Exercise instructions
Which lines include the word "matplotlib"? Copy each of them.

Source records

** Begin **

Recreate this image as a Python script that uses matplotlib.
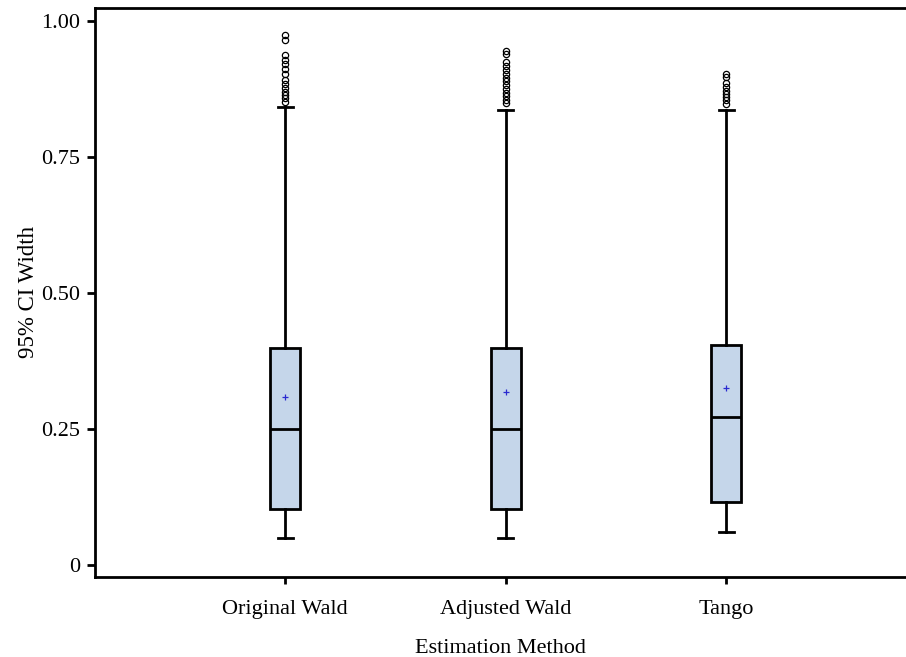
import matplotlib
matplotlib.use('Agg')
import matplotlib.pyplot as plt

plt.rcParams['font.family'] = ['Liberation Serif', 'DejaVu Serif']

methods = ['Original Wald', 'Adjusted Wald', 'Tango']
whis_low = [0.050, 0.050, 0.060]
q1 = [0.102, 0.103, 0.115]
median = [0.250, 0.250, 0.272]
q3 = [0.398, 0.398, 0.405]
whis_high = [0.842, 0.836, 0.836]
mean = [0.308, 0.318, 0.325]
outliers = [
    [0.974, 0.965, 0.937, 0.928, 0.920, 0.911, 0.903, 0.891, 0.884, 0.877, 0.870, 0.864, 0.858, 0.851],
    [0.945, 0.940, 0.925, 0.918, 0.910, 0.903, 0.896, 0.890, 0.882, 0.875, 0.868, 0.862, 0.855, 0.850],
    [0.902, 0.897, 0.886, 0.879, 0.872, 0.866, 0.860, 0.854, 0.848],
]

stats = []
for i, m in enumerate(methods):
    stats.append({'label': m, 'whislo': whis_low[i], 'q1': q1[i], 'med': median[i],
                  'q3': q3[i], 'whishi': whis_high[i], 'mean': mean[i], 'fliers': outliers[i]})

fig = plt.figure(figsize=(9.06, 6.57), dpi=100)
ax = fig.add_axes([0.105, 0.122, 0.895, 0.866])

pos = [1, 2, 3]
ax.bxp(stats, positions=pos, widths=0.136, patch_artist=True, showmeans=True,
       boxprops=dict(facecolor='#c5d6ea', edgecolor='black', linewidth=2),
       medianprops=dict(color='black', linewidth=2),
       whiskerprops=dict(color='black', linewidth=2),
       capprops=dict(color='black', linewidth=2),
       meanprops=dict(marker='+', markeredgecolor='#2a2ad0', markersize=5, markeredgewidth=0.9),
       flierprops=dict(marker='o', markerfacecolor='none', markeredgecolor='black',
                       markersize=4.5, markeredgewidth=0.9))

ax.set_xlim(0.138, 3.816)
ax.set_ylim(-0.022, 1.024)
ax.set_yticks([0, 0.25, 0.5, 0.75, 1.0])
ax.set_yticklabels(['0', '0.25', '0.50', '0.75', '1.00'])
ax.set_xticks(pos)
ax.set_xticklabels(methods)
ax.tick_params(direction='out', width=2, length=6, labelsize=16, pad=5)
ax.tick_params(axis='x', length=5, pad=12)
for s in ['top', 'bottom', 'left']:
    ax.spines[s].set_linewidth(2)
ax.spines['right'].set_visible(False)

ax.set_xlabel('Estimation Method', fontsize=16, labelpad=14)
ax.set_ylabel('95% CI Width', fontsize=16.5, labelpad=1)

fig.savefig('out.png', dpi=100)
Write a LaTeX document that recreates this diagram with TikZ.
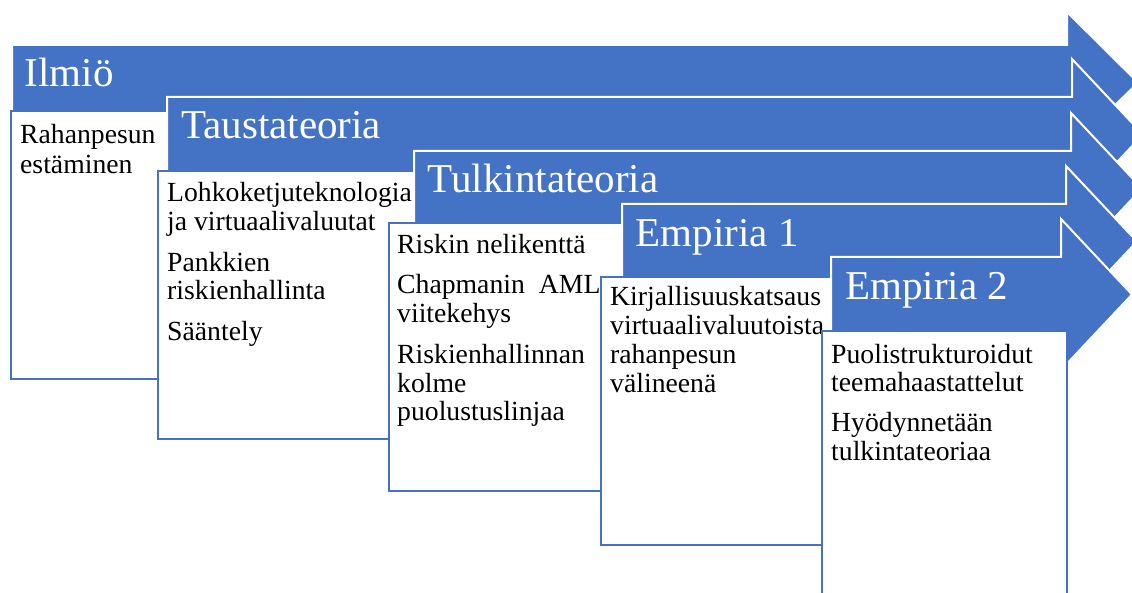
\documentclass[tikz,border=0pt]{standalone}
\usepackage{fontspec}
\setmainfont{Liberation Serif}
\definecolor{sablue}{HTML}{4472C4}
\tikzset{
  arrowshape/.style={fill=sablue, draw=white, line width=2pt},
  txtbox/.style={draw=sablue, line width=2.4pt, fill=white, anchor=north west, inner sep=0pt, minimum height=268pt},
  headtext/.style={text=white, anchor=base west, inner sep=0pt, font=\fontsize{41}{45}\selectfont},
  bodytext/.style={text=black, anchor=base west, inner sep=0pt, text width=320pt, align=flush left, font=\fontsize{27.7}{28.7}\selectfont}
}
\begin{document}
\begin{tikzpicture}[x=1pt,y=-1pt]
\useasboundingbox (0,0) rectangle (1132,593);
\clip (0,0) rectangle (1132,593);
% Arrow 1
\draw[arrowshape] (12,45) -- (1067,45) -- (1067,12) -- (1138,82.5) -- (1067,153) -- (1067,120) -- (12,120) -- cycle;
\node[headtext] (h1) at (24.5,87) {Ilmiö};
\node[txtbox, minimum width=260pt] (b1) at (10,110) {};
\node[bodytext] (t1) at ([xshift=10pt,yshift=-34pt]b1.north west) {Rahanpesun\\[1.3pt]estäminen};
% Arrow 2
\draw[arrowshape] (167,97) -- (1072,97) -- (1072,59) -- (1143,134.5) -- (1072,210) -- (1072,172) -- (167,172) -- cycle;
\node[headtext] (h2) at (181,139) {Taustateoria};
\node[txtbox, minimum width=260pt] (b2) at (157,170) {};
\node[bodytext] (t2) at ([xshift=10pt,yshift=-31.7pt]b2.north west) {Lohkoketjuteknologia\\ja virtuaalivaluutat\\[12pt]Pankkien\\riskienhallinta\\[12pt]Sääntely};
% Arrow 3
\draw[arrowshape] (414,151) -- (1071,151) -- (1071,113) -- (1142,188.5) -- (1071,264) -- (1071,226) -- (414,226) -- cycle;
\node[headtext] (h3) at (427.5,193) {Tulkintateoria};
\node[txtbox, minimum width=260pt] (b3) at (388,222) {};
\node[bodytext] (t3) at ([xshift=9pt,yshift=-31.3pt]b3.north west) {Riskin nelikenttä\\[12pt]Chapmanin\hspace{14pt}AML\\viitekehys\\[12pt]Riskienhallinnan\\kolme\\puolustuslinjaa};
% Arrow 4
\draw[arrowshape] (622,204) -- (1066,204) -- (1066,166) -- (1137,241.5) -- (1066,317) -- (1066,279) -- (622,279) -- cycle;
\node[headtext] (h4) at (635.5,247) {Empiria 1};
\node[txtbox, minimum width=260pt] (b4) at (600,276) {};
\node[bodytext] (t4) at ([xshift=10pt,yshift=-30pt]b4.north west) {Kirjallisuuskatsaus\\virtuaalivaluutoista\\rahanpesun\\välineenä};
% Arrow 5
\draw[arrowshape] (831,257) -- (1061,257) -- (1061,219) -- (1132,294.5) -- (1061,370) -- (1061,332) -- (831,332) -- cycle;
\node[headtext] (h5) at (845,300) {Empiria 2};
\node[txtbox, minimum width=245pt] (b5) at (821,330) {};
\node[bodytext] (t5) at ([xshift=10pt,yshift=-33pt]b5.north west) {Puolistrukturoidut\\teemahaastattelut\\[11pt]Hyödynnetään\\tulkintateoriaa};
\end{tikzpicture}
\end{document}
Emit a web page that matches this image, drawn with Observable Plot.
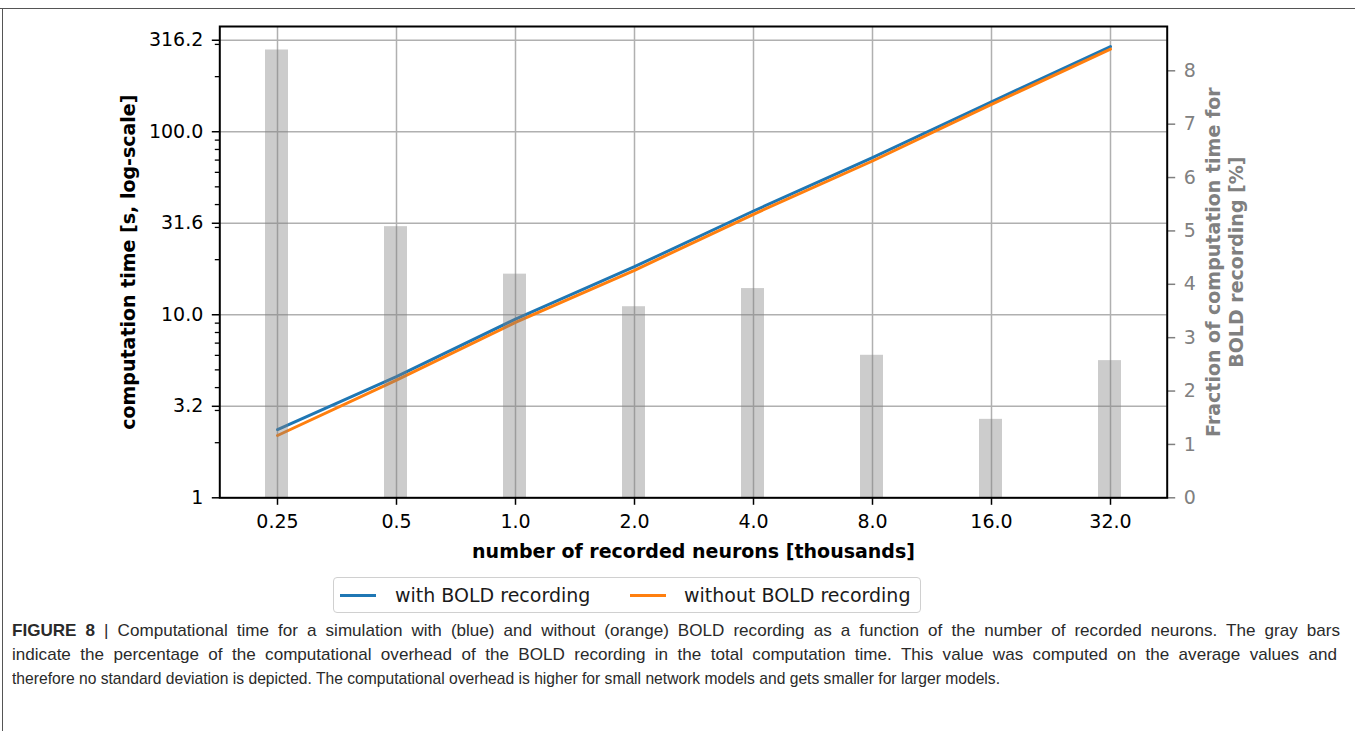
<!DOCTYPE html>
<html>
<head>
<meta charset="utf-8">
<script src="https://cdn.jsdelivr.net/npm/d3@7"></script>
<script src="https://cdn.jsdelivr.net/npm/@observablehq/plot@0.6"></script>
<style>
  html, body { margin: 0; padding: 0; background: white; }
  #fig { position: relative; width: 1355px; height: 731px; overflow: hidden; background: white; }
  #fig svg { position: absolute; left: 0; top: 0; }
  .border-top { position: absolute; left: 0; top: 8px; width: 1355px; height: 0; border-top: 1.5px solid #555; }
  .border-left { position: absolute; left: 2px; top: 8px; width: 0; height: 723px; border-left: 1.5px solid #555; }
  #legend { position: absolute; left: 333px; top: 577px; width: 586px; height: 34px; border: 1px solid #d0d0d0; border-radius: 4px; font-family: "DejaVu Sans", sans-serif; font-size: 19px; color: #1a1a1a; background: white; }
  #legend .sw { position: absolute; top: 15.5px; width: 36px; height: 3px; }
  #legend .lb { position: absolute; top: 0; line-height: 34px; white-space: nowrap; }
  #caption { position: absolute; left: 12px; top: 619px; font-family: "Liberation Sans", Arial, sans-serif; font-size: 17px; color: #2a2a2a; }
  #caption .ln { display: block; white-space: nowrap; line-height: 24px; height: 24px; transform-origin: 0 50%; width: max-content; }
</style>
</head>
<body>
<div id="fig">
  <div class="border-top"></div>
  <div class="border-left"></div>
  <div id="legend"></div>
  <div id="caption"></div>
</div>
<script>
// ---------------- data ----------------
const neuronsK = ["0.25", "0.5", "1.0", "2.0", "4.0", "8.0", "16.0", "32.0"];
const timeWithBold = [2.36, 4.59, 9.47, 18.3, 36.9, 72.1, 145.8, 292];
const timeWithoutBold = [2.19, 4.40, 9.08, 17.5, 35.4, 69.2, 141.0, 283];
const overheadPct = [8.39, 5.08, 4.19, 3.58, 3.92, 2.67, 1.47, 2.57];

const seriesNames = ["with BOLD recording", "without BOLD recording"];
const seriesColors = ["#1f77b4", "#ff7f0e"];

const yMajorTicks = [1, 3.162, 10, 31.62, 100, 316.2];
const yMajorLabels = ["1", "3.2", "10.0", "31.6", "100.0", "316.2"];
const yMinorTicks = [2, 3, 4, 5, 6, 7, 8, 9, 20, 30, 40, 50, 60, 70, 80, 90, 200, 300];
const rightTicks = [0, 1, 2, 3, 4, 5, 6, 7, 8];

const xTitle = "number of recorded neurons [thousands]";
const yTitle = "computation time [s, log-scale]";
const y2Title = "Fraction of computation time for\nBOLD recording [%]";
const captionLines = [
  ["FIGURE 8", " | Computational time for a simulation with (blue) and without (orange) BOLD recording as a function of the number of recorded neurons. The gray bars"],
  ["", "indicate the percentage of the computational overhead of the BOLD recording in the total computation time. This value was computed on the average values and"],
  ["", "therefore no standard deviation is depicted. The computational overhead is higher for small network models and gets smaller for larger models."]
];
const captionWidths = [1328, 1325, 988];
const captionJustify = [true, true, false];

// ---------------- layout ----------------
const W = 1355, H = 570;
const M = { left: 219.3, right: 1355 - 1166.7, top: 26, bottom: 570 - 497.3 };
const TICK_FS = 19, TITLE_FS = 19;
const baseStyle = { fontFamily: "DejaVu Sans, sans-serif", fontSize: "19px", background: "transparent", overflow: "visible", color: "black" };

const lineRows = [];
neuronsK.forEach((k, i) => {
  lineRows.push({ k, t: timeWithBold[i], s: seriesNames[0] });
});
neuronsK.forEach((k, i) => {
  lineRows.push({ k, t: timeWithoutBold[i], s: seriesNames[1] });
});
const barRows = neuronsK.map((k, i) => ({ k, p: overheadPct[i] }));
const labelMap = new Map(yMajorTicks.map((v, i) => [v, yMajorLabels[i]]));

const plotBottom = Plot.plot({
  width: W, height: H,
  marginLeft: M.left, marginRight: M.right, marginTop: M.top, marginBottom: M.bottom,
  style: baseStyle,
  x: { type: "point", domain: neuronsK, padding: 0.456 },
  y: { type: "log", domain: [1, 375.8] },
  color: { domain: seriesNames, range: seriesColors },
  marks: [
    Plot.ruleX(neuronsK, { x: d => d, stroke: "#b0b0b0", strokeWidth: 1.5 }),
    Plot.ruleY(yMajorTicks, { y: d => d, stroke: "#b0b0b0", strokeWidth: 1.5 }),
    Plot.line(lineRows, { x: "k", y: "t", stroke: "s", z: "s", strokeWidth: 3 }),
    Plot.axisY({ anchor: "left", ticks: yMinorTicks, tickFormat: () => "", tickSize: 4.5, strokeWidth: 1.3, label: null }),
    Plot.axisY({ anchor: "left", ticks: yMajorTicks, tickFormat: d => labelMap.get(d), tickSize: 7.5, tickPadding: 9, strokeWidth: 1.5, fontSize: TICK_FS, label: null }),
    Plot.axisX({ anchor: "bottom", tickSize: 7.5, tickPadding: 9.5, strokeWidth: 1.5, fontSize: TICK_FS, label: null }),
    Plot.text([xTitle], { frameAnchor: "bottom", dy: 53.7, textAnchor: "middle", lineAnchor: "middle", fontWeight: "bold", fontSize: TITLE_FS, fill: "black" }),
    Plot.text([yTitle], { frameAnchor: "left", rotate: -90, dx: -91.3, textAnchor: "middle", lineAnchor: "middle", fontWeight: "bold", fontSize: TITLE_FS, fill: "black" })
  ]
});

const plotTop = Plot.plot({
  width: W, height: H,
  marginLeft: M.left, marginRight: M.right, marginTop: M.top, marginBottom: M.bottom,
  style: baseStyle,
  x: { type: "band", domain: neuronsK, paddingInner: 0.805, paddingOuter: 0.3585, axis: null },
  y: { domain: [0, 8.83] },
  marks: [
    Plot.barY(barRows, { x: "k", y: "p", fill: "gray", fillOpacity: 0.4 }),
    Plot.axisY({ anchor: "right", ticks: rightTicks, tickSize: 7.5, tickPadding: 9, strokeWidth: 1.5, fontSize: TICK_FS, color: "#808080", label: null }),
    Plot.frame({ stroke: "black", strokeWidth: 2 }),
    Plot.text([y2Title], { frameAnchor: "right", rotate: -90, dx: 57, textAnchor: "middle", lineAnchor: "middle", lineHeight: 1.2, fontWeight: "bold", fontSize: TITLE_FS, fill: "#808080" })
  ]
});

const fig = document.getElementById("fig");
fig.insertBefore(plotTop, document.getElementById("legend"));
fig.insertBefore(plotBottom, plotTop);

// ---------------- legend ----------------
const legend = document.getElementById("legend");
const legendPos = [[6, 61], [296, 350]];
seriesNames.forEach((name, i) => {
  const sw = document.createElement("div");
  sw.className = "sw";
  sw.style.left = legendPos[i][0] + "px";
  sw.style.background = seriesColors[i];
  legend.appendChild(sw);
  const lb = document.createElement("div");
  lb.className = "lb";
  lb.style.left = legendPos[i][1] + "px";
  lb.textContent = name;
  legend.appendChild(lb);
});

// ---------------- caption ----------------
const cap = document.getElementById("caption");
const spans = captionLines.map(([bold, rest]) => {
  const ln = document.createElement("span");
  ln.className = "ln";
  if (bold) {
    const b = document.createElement("b");
    b.textContent = bold;
    ln.appendChild(b);
  }
  ln.appendChild(document.createTextNode(rest));
  cap.appendChild(ln);
  return ln;
});
const lastIdx = captionLines.length - 1;
const baseScale = captionWidths[lastIdx] / spans[lastIdx].getBoundingClientRect().width;
spans.forEach((ln, i) => {
  const w = ln.getBoundingClientRect().width;
  if (captionJustify[i]) {
    const fit = captionWidths[i] / w;
    const s = Math.sqrt(fit * baseScale);
    const nSpaces = (ln.textContent.match(/ /g) || []).length;
    const extra = Math.max(0, (captionWidths[i] / s - w) / nSpaces);
    ln.style.wordSpacing = extra + "px";
    ln.style.transform = `scaleX(${s})`;
  } else {
    ln.style.transform = `scaleX(${baseScale})`;
  }
});
</script>
</body>
</html>
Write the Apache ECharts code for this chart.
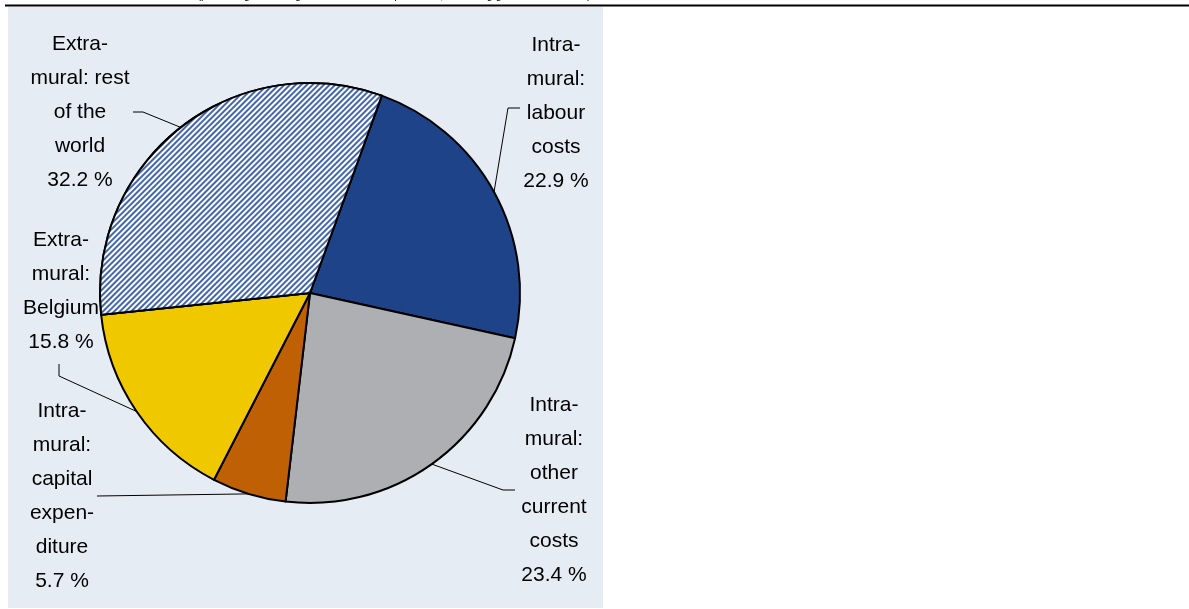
<!DOCTYPE html>
<html>
<head>
<meta charset="utf-8">
<script src="https://cdn.jsdelivr.net/npm/echarts@6/dist/echarts.min.js"></script>
<style>
  html, body { margin: 0; padding: 0; background: #fff; }
  #chart { width: 1189px; height: 609px; }
</style>
</head>
<body>
<div id="chart"></div>
<script>
  // data
  const categories = [
    'Intra-\nmural:\nlabour\ncosts',
    'Intra-\nmural:\nother\ncurrent\ncosts',
    'Intra-\nmural:\ncapital\nexpen-\nditure',
    'Extra-\nmural:\nBelgium',
    'Extra-\nmural: rest\nof the\nworld'
  ];
  const shares = [22.9, 23.4, 5.7, 15.8, 32.2];

  // label placement (centre of text block) and leader line bends
  const labelPos = [[556, 113], [554, 490], [62, 496], [61, 291], [80, 112]];
  const bendPts  = [[508, 108], [503, 490], [97, 496], [59, 376], [143, 112]];
  const endPts   = [[520, 108], [515, 490], [97, 496], [59, 364], [133, 112]];

  const colors = ['#1f4388', '#aeafb3', '#bf6004', '#f0c800', '#ffffff'];
  // hatching for rest of world
  const hatch = {
    symbol: 'rect',
    symbolSize: 1,
    dashArrayX: [1, 0],
    dashArrayY: [1.4, 1.6],
    rotation: -Math.PI / 4,
    color: '#4366b0',
    backgroundColor: '#ffffff'
  };

  const myChart = echarts.init(document.getElementById('chart'));

  myChart.setOption({
    animation: false,
    graphic: [
      {
        type: 'rect',
        z: -1,
        shape: { x: 8, y: 7, width: 595, height: 601 },
        style: { fill: '#e6ecf3' }
      },
      {
        type: 'line',
        shape: { x1: 5, y1: 5.5, x2: 1189, y2: 5.5 },
        style: { stroke: '#000', lineWidth: 2 }
      },
      {
        type: 'text',
        x: 394, y: -10,
        style: {
          text: '(percentage of total government R&D expenditure, excluding general overheads)',
          fill: '#000',
          font: '11px "Liberation Sans", Arial',
          align: 'center'
        }
      }
    ],
    series: [
      {
        type: 'pie',
        center: [310, 293],
        radius: 210,
        startAngle: 70,
        clockwise: true,
        avoidLabelOverlap: false,
        itemStyle: {
          borderColor: '#000',
          borderWidth: 2
        },
        label: {
          show: true,
          position: 'outside',
          color: '#000',
          fontFamily: '"Liberation Sans", Arial',
          fontSize: 21,
          lineHeight: 34,
          align: 'center',
          formatter: (p) => p.name + '\n' + p.value.toFixed(1) + ' %'
        },
        labelLine: {
          show: true,
          lineStyle: { color: '#000', width: 1 }
        },
        labelLayout: function (params) {
          const i = params.dataIndex;
          const start = params.labelLinePoints ? params.labelLinePoints[0] : bendPts[i];
          return {
            x: labelPos[i][0],
            y: labelPos[i][1],
            align: 'center',
            verticalAlign: 'middle',
            labelLinePoints: [start, bendPts[i], endPts[i]]
          };
        },
        data: categories.map((c, i) => ({
          name: c,
          value: shares[i],
          itemStyle: i === 4 ? { color: colors[i], decal: hatch } : { color: colors[i] }
        }))
      }
    ]
  });
</script>
</body>
</html>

** End **

Exercise answer
Recreate this image as a Python script that uses matplotlib.
import matplotlib
matplotlib.use('Agg')
import matplotlib.pyplot as plt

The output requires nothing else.